CONCORD — Opponents of a state-approved $84 million transmission-line project designed to boost the reliability of the region’s electric system haven’t ruled out going to court to overturn its approval.
“At this point, the towns of Durham and Newington, as well as other intervenors, will have to review the actual permit language and decide whether a request for rehearing and ultimately an appeal to the NH Supreme Court is warranted,” Durham said in a statement released by Town Administrator Todd Selig on Friday.
His comments come after the state Site Evaluation Committee released its 300-plus-page written report on the Seacoast Reliability Project following the committee’s unanimous verbal approval in December.
The project would pass through Madbury, Durham, Newington and Portsmouth and will be buried partially in Little Bay.
Eversource, which criticized the committee when it rejected its $1.6 billion Northern Pass project last year, applauded the committee Friday.
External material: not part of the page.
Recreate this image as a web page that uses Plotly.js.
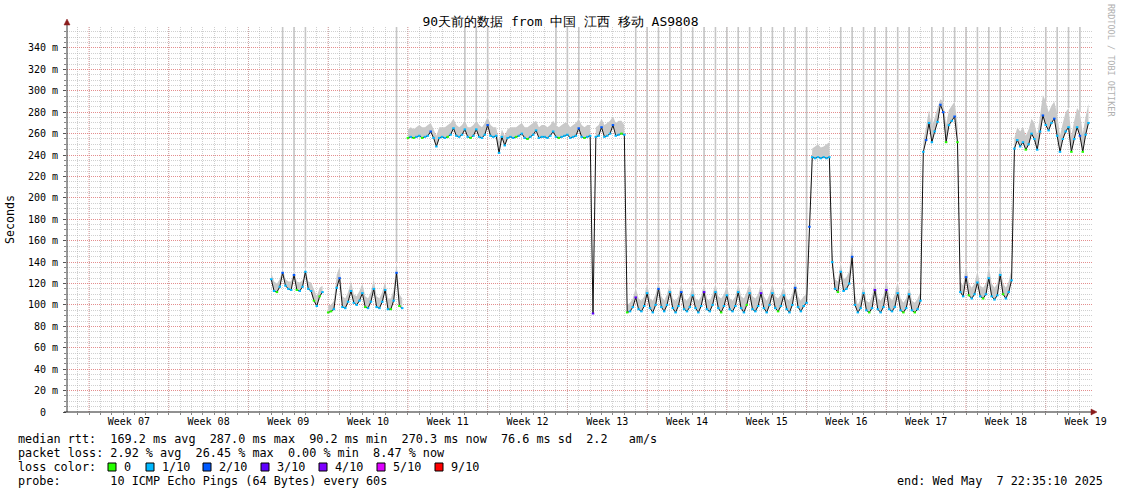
<!DOCTYPE html>
<html><head><meta charset="utf-8">
<script src="https://cdn.plot.ly/plotly-3.0.1.min.js"></script>
<style>html,body{margin:0;padding:0;background:#fff}#chart{width:1121px;height:494px}</style>
</head><body><div id="chart"></div>
<script>
// ---- data (time in days since Monday of Week 07, samples every 0.25 day) ----
const STEP = 0.25;
const segA_t0 = 16;
const segA_med = [124,113,112,117,130,118,115,114,128,114,113,117,131,115,113,104,99,108,112];
const segA_hi  = [130,122,120,124,134,124,122,122,132,122,121,123,134,122,121,114,108,116,118];
const segB_t0 = 21;
const segB_med = [93,94,96,116,125,98,97,103,113,102,100,104,111,98,97,103,115,98,97,103,114,96,96,104,130,99,97];
const segB_hi  = [100,100,104,128,136,108,106,112,122,110,108,113,120,108,106,112,124,108,106,112,122,106,106,114,140,110,106];
const segC_t0 = 28;
const segC_med = [256,257,256,257, 258,256,257,258, 262,256,248,256, 257,256,257,259, 265,258,257,259,
  264,257,256,258, 264,257,256,259, 268,258,257,258, 242,257,249,256, 257,256,257,258,
  260,256,255,257, 259,263,256,257, 257,256,258,262, 257,256,257,258, 259,256,257,258,
  265,257,256,257, 258,92,257,258, 266,257,258,260, 268,258,259,260, 259];
const segC_hi  = [264,266,264,266, 268,266,266,268, 270,264,258,266, 266,266,268,270, 274,268,266,268,
  272,266,266,268, 272,268,266,270, 276,268,266,266, 252,264,258,264, 266,266,266,268,
  270,266,266,268, 270,272,266,268, 268,266,268,272, 268,266,268,270, 270,266,268,270,
  274,268,266,268, 268,100,266,268, 274,268,270,272, 276,270,272,272, 268];
const segD_t0 = 47.25;
const segD_med = [93,94,98, 107,96,94,99, 111,97,93,100, 115,98,94,100, 112,97,93,99, 112,96,94,98,
  109,97,93,99, 112,96,94,100, 112,97,93,99, 109,96,94,99, 112,97,93,100, 111,96,94,99,
  111,97,93,100, 111,97,94,99, 109,96,93,100, 116,98,94,99, 102];
const segD_hi  = [100,102,106, 116,106,104,108, 120,106,104,110, 122,108,104,110, 120,106,104,108, 120,106,104,108,
  118,106,104,108, 120,106,104,110, 120,108,106,110, 118,106,104,108, 120,108,106,112, 120,108,106,110,
  120,108,104,110, 120,108,106,110, 118,106,104,110, 124,108,104,108, 110];
const segE_t0 = 63.25;
const segE_med = [173,238,237,238,237,238,237,238];
const segE_hi  = [180,246,248,250,247,248,250,252];
const segF_t0 = 65.25;
const segF_med = [140,115,112,131,113,115,120,145,100];
const segF_hi  = [150,124,122,140,124,126,132,160,110];
const segG_t0 = 67.5;
const segG_med = [93,97, 111,95,93,97, 114,96,93,98, 114,96,94,98, 111,95,93,97, 110,95,93,96, 104];
const segG_hi  = [100,106, 120,104,102,108, 122,106,104,108, 124,108,104,110, 122,106,102,106, 118,104,102,106, 112];
const segH_t0 = 73.25;
const segH_med = [243,254,270,252,262,271,287,280,252,268,272,276,252];
const segH_hi  = [252,266,282,266,276,284,292,290,268,282,286,290,268];
const segI_t0 = 76.5;
const segI_med = [112,108, 126,109,106,110, 121,108,106,110, 125,108,105,109, 128,110,106,112, 123];
const segI_hi  = [122,118, 138,120,116,120, 132,118,116,120, 136,120,116,120, 138,120,116,122, 134];
const segJ_t0 = 81.25;
const segJ_med = [246,254,248,252,245,250,260,255,245,262,277,268,263,270,274,258,243,255,262,266,243,255,266,258,243,259,270];
const segJ_hi  = [256,266,262,266,258,264,274,270,258,276,296,290,280,286,290,278,258,270,280,284,258,272,284,280,260,276,288];

// loss colouring of the median (default 1/10)
const lossGreenT  = [16.5,18.25,19.75,20.25,21.0,21.25,24.25,26.5,27.25,28.0,28.5,29.25,31.5,33.5,37.5,38.5,41.25,43.5,46.75,47.25,55.5,57.75,60.5,65.75,68.5,71.5,72.5,75.25,76.25,77.25,78.5,80.25,82.25,86.25,87.25];
const lossBlueT   = [17.0,18.0,22.0,27.0,30.0,35.0,43.0,45.0,46.0,50.0,52.0,62.0,63.25,67.0,73.5,74.75,75.0,76.0,77.0,83.75,84.75,87.0];
const lossPurpleT = [44.25,48.0,54.0,59.0,69.0,70.0];

// days with an outlier ping running off the top of the graph
const spikeDays = [17,18,19,27,33,34,35,41,42,43,48,49,50,51,52,53,54,55,56,57,58,59,60,61,62,63,66,67,68,69,70,71,72,74,75,76,77,78,79,80,84,85,86,87];

const weekLabels = ['Week 07','Week 08','Week 09','Week 10','Week 11','Week 12','Week 13','Week 14','Week 15','Week 16','Week 17','Week 18','Week 19'];
const weekMid    = [3.5,10.5,17.5,24.5,31.5,38.5,45.5,52.5,59.5,66.5,73.5,80.5,87.5];
const weekStart  = [0,7,14,21,28,35,42,49,56,63,70,77,84];
const yTickVals  = [0,20,40,60,80,100,120,140,160,180,200,220,240,260,280,300,320,340];

const lossLabels = ['0','1/10','2/10','3/10','4/10','5/10','9/10'];
const lossColors = ['#26ff00','#00b8ff','#0059ff','#5e00ff','#7e00ff','#dd00ff','#ff0000'];

const statLines = [
  'median rtt:  169.2 ms avg  287.0 ms max  90.2 ms min  270.3 ms now  76.6 ms sd  2.2   am/s',
  'packet loss: 2.92 % avg  26.45 % max  0.00 % min  8.47 % now',
  'loss color:',
  'probe:       10 ICMP Echo Pings (64 Bytes) every 60s'
];
const endText = 'end: Wed May  7 22:35:10 2025';
const titleText = '90天前的数据 from 中国 江西 移动 AS9808';

// ---- build ----
function seg(t0, med, hi){ return {t: med.map((_,i)=>t0+i*STEP), med, hi}; }
function join(list){ const o={t:[],med:[],hi:[]}; list.forEach(s=>{o.t.push(...s.t);o.med.push(...s.med);o.hi.push(...s.hi);}); return o; }
const runs = [
  join([seg(segA_t0,segA_med,segA_hi)]),
  join([seg(segB_t0,segB_med,segB_hi)]),
  join([seg(segC_t0,segC_med,segC_hi),seg(segD_t0,segD_med,segD_hi),seg(segE_t0,segE_med,segE_hi),
        seg(segF_t0,segF_med,segF_hi),seg(segG_t0,segG_med,segG_hi),seg(segH_t0,segH_med,segH_hi),
        seg(segI_t0,segI_med,segI_hi),seg(segJ_t0,segJ_med,segJ_hi)])
];
const FONT = 'DejaVu Sans Mono, monospace';
const traces = [];
// smoke
runs.forEach(r=>{
  traces.push({x:r.t,y:r.med,mode:'lines',line:{width:0,color:'rgba(0,0,0,0)'},hoverinfo:'skip',showlegend:false});
  traces.push({x:r.t,y:r.hi,mode:'lines',line:{width:0,color:'rgba(0,0,0,0)'},fill:'tonexty',fillcolor:'#c9c9c9',hoverinfo:'skip',showlegend:false});
});
// spikes
function hiAt(d){
  for(const r of runs){
    for(let i=0;i<r.t.length-1;i++){
      if(d>=r.t[i] && d<=r.t[i+1]){ const f=(d-r.t[i])/(r.t[i+1]-r.t[i]); return r.hi[i]+f*(r.hi[i+1]-r.hi[i]); }
    }
  }
  return null;
}
const sx=[], sy=[];
spikeDays.forEach(d=>{ const h=hiAt(d); if(h!==null){ sx.push(d,d,null); sy.push(h,420,null);} });
traces.push({x:sx,y:sy,mode:'lines',line:{width:1.6,color:'#c6c6c6'},hoverinfo:'skip',showlegend:false,connectgaps:false});
// median line
runs.forEach(r=>{
  traces.push({x:r.t,y:r.med,mode:'lines',line:{width:1,color:'#111'},hoverinfo:'skip',showlegend:false});
});
// loss coloured median pieces
const has=(arr,t)=>arr.some(v=>Math.abs(v-t)<1e-6);
const pieces = {0:{x:[],y:[]},1:{x:[],y:[]},2:{x:[],y:[]},3:{x:[],y:[]}};
runs.forEach(r=>{
  r.t.forEach((t,i)=>{
    let c=1; if(has(lossGreenT,t)) c=0; else if(has(lossBlueT,t)) c=2; else if(has(lossPurpleT,t)) c=3;
    pieces[c].x.push(t-0.11,t+0.11,null); pieces[c].y.push(r.med[i],r.med[i],null);
  });
});
[1,0,2,3].forEach(c=>traces.push({x:pieces[c].x,y:pieces[c].y,mode:'lines',line:{width:2,color:lossColors[c]},hoverinfo:'skip',showlegend:false}));

// ---- layout helpers (pixel -> paper) ----
const L=67,R=1092,T=27,B=412;
const xp=px=>(px-L)/(R-L), yp=py=>(B-py)/(B-T);
const nb=s=>s.replace(/ /g,'\u00a0');
const TXT = 11.8;

const annotations = [];
const rowsY=[439,453,467,481];
statLines.forEach((s,i)=>annotations.push({xref:'paper',yref:'paper',x:xp(16),y:yp(rowsY[i]),xanchor:'left',yanchor:'middle',text:nb(s),showarrow:false,font:{family:FONT,size:TXT,color:'#000'}}));
annotations.push({xref:'paper',yref:'paper',x:xp(1105),y:yp(481),xanchor:'right',yanchor:'middle',text:nb(endText),showarrow:false,font:{family:FONT,size:TXT,color:'#000'}});
const boxX=[108,146,203,261,319,377,435];
const shapes=[];
lossLabels.forEach((lab,i)=>{
  annotations.push({xref:'paper',yref:'paper',x:xp(boxX[i]+14),y:yp(467),xanchor:'left',yanchor:'middle',text:lab,showarrow:false,font:{family:FONT,size:TXT,color:'#000'}});
  shapes.push({type:'rect',xref:'paper',yref:'paper',x0:xp(boxX[i]),x1:xp(boxX[i]+8),y0:yp(471),y1:yp(463),fillcolor:lossColors[i],line:{color:'#000',width:1}});
});
annotations.push({xref:'paper',yref:'paper',x:xp(10),y:yp(220),textangle:-90,text:'Seconds',showarrow:false,xanchor:'center',yanchor:'middle',font:{family:FONT,size:11.6,color:'#000'}});
annotations.push({xref:'paper',yref:'paper',x:xp(1111),y:yp(60),textangle:90,text:nb('RRDTOOL / TOBI OETIKER'),showarrow:false,xanchor:'center',yanchor:'middle',font:{family:FONT,size:8.5,color:'#b0b0b0'}});

// week boundary (major) grid lines
weekStart.forEach(w=>shapes.push({type:'line',xref:'x',yref:'paper',x0:w,x1:w,y0:0,y1:1,layer:'below',line:{color:'rgba(235,120,120,0.75)',width:1,dash:'1px,1px'}}));
// axis lines and arrows
shapes.push({type:'line',xref:'paper',yref:'paper',x0:0,x1:0,y0:0,y1:yp(24),line:{color:'#333',width:1}});
shapes.push({type:'line',xref:'paper',yref:'paper',x0:xp(64),x1:xp(1093),y0:0,y1:0,line:{color:'#222',width:1}});
shapes.push({type:'path',xref:'paper',yref:'paper',path:`M ${xp(64)} ${yp(25)} L ${xp(67)} ${yp(19)} L ${xp(70)} ${yp(25)} Z`,fillcolor:'#8b1c1c',line:{color:'#8b1c1c',width:0.5}});
shapes.push({type:'path',xref:'paper',yref:'paper',path:`M ${xp(1091)} ${yp(409)} L ${xp(1097)} ${yp(412)} L ${xp(1091)} ${yp(415)} Z`,fillcolor:'#8b1c1c',line:{color:'#8b1c1c',width:0.5}});

const layout = {
  width:1121,height:494,
  margin:{l:L,r:1121-R,t:T,b:494-B,autoexpand:false},
  paper_bgcolor:'#fff',plot_bgcolor:'#fff',
  showlegend:false,
  title:{text:titleText,xref:'container',x:0.5,xanchor:'center',yref:'container',y:1-21/494,yanchor:'middle',font:{family:FONT,size:13,color:'#000'}},
  xaxis:{range:[(L-89)/11.39,(R-89)/11.39],tickmode:'array',tickvals:weekMid,ticktext:weekLabels,showgrid:false,zeroline:false,showline:false,
    ticks:'',ticklabelstandoff:2,tickfont:{family:FONT,size:10,color:'#000'},
    minor:{tickmode:'linear',tick0:0,dtick:1,showgrid:true,gridcolor:'rgba(170,170,170,0.55)',griddash:'1px,1px',gridwidth:1,ticks:'outside',ticklen:2,tickcolor:'#888'},
    fixedrange:true},
  yaxis:{range:[0,359.6],tickmode:'array',tickvals:yTickVals,ticktext:yTickVals.map(v=>v===0?'0\u00a0\u00a0':v+'\u00a0m'),
    showgrid:true,gridcolor:'rgba(235,120,120,0.75)',griddash:'1px,1px',gridwidth:1,zeroline:false,showline:false,
    ticks:'outside',ticklen:3,tickcolor:'#555',ticklabelstandoff:3,tickfont:{family:FONT,size:10,color:'#000'},
    minor:{tickmode:'linear',tick0:0,dtick:5,showgrid:true,gridcolor:'rgba(170,170,170,0.55)',griddash:'1px,1px',gridwidth:1,ticks:'outside',ticklen:2,tickcolor:'#888'},
    fixedrange:true},
  annotations, shapes
};
Plotly.newPlot('chart',traces,layout,{staticPlot:true,displayModeBar:false});
</script></body></html>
“We commend the SEC for its deliberate and thorough consideration of this critical project and its recognition of our extensive efforts to work closely with the host communities throughout the planning and siting process,” Eversource said.
The SEC when considering the Northern Pass and Seacoast projects had some members who reviewed both projects and some who only judged one or the other.
Construction is scheduled to start this spring on the Seacoast line with it going into operation in December, according to Eversource.
The 13-mile long Seacoast project will produce more than $900,000 in tax revenues for those four communities in the first year that the project is placed into service, according to Eversource.
“In reaffirming the SEC’s unanimous approval of the Seacoast Reliability Project, this order represents another step forward in our efforts to enhance the reliability of the electric system and support continued economic growth in the Seacoast region,” Eversource said.
Opponents said their work helped improve the proposal.
“If the project ultimately proceeds to construction, the residents of Durham and Newington should know that it will be a better project for our efforts — less impactful on individual property owners, numerous conditions to mitigate impacts to scenic and historic resources, and important permit conditions to protect the Great Bay Estuary in the area of the planned Little Bay crossing,” Selig said.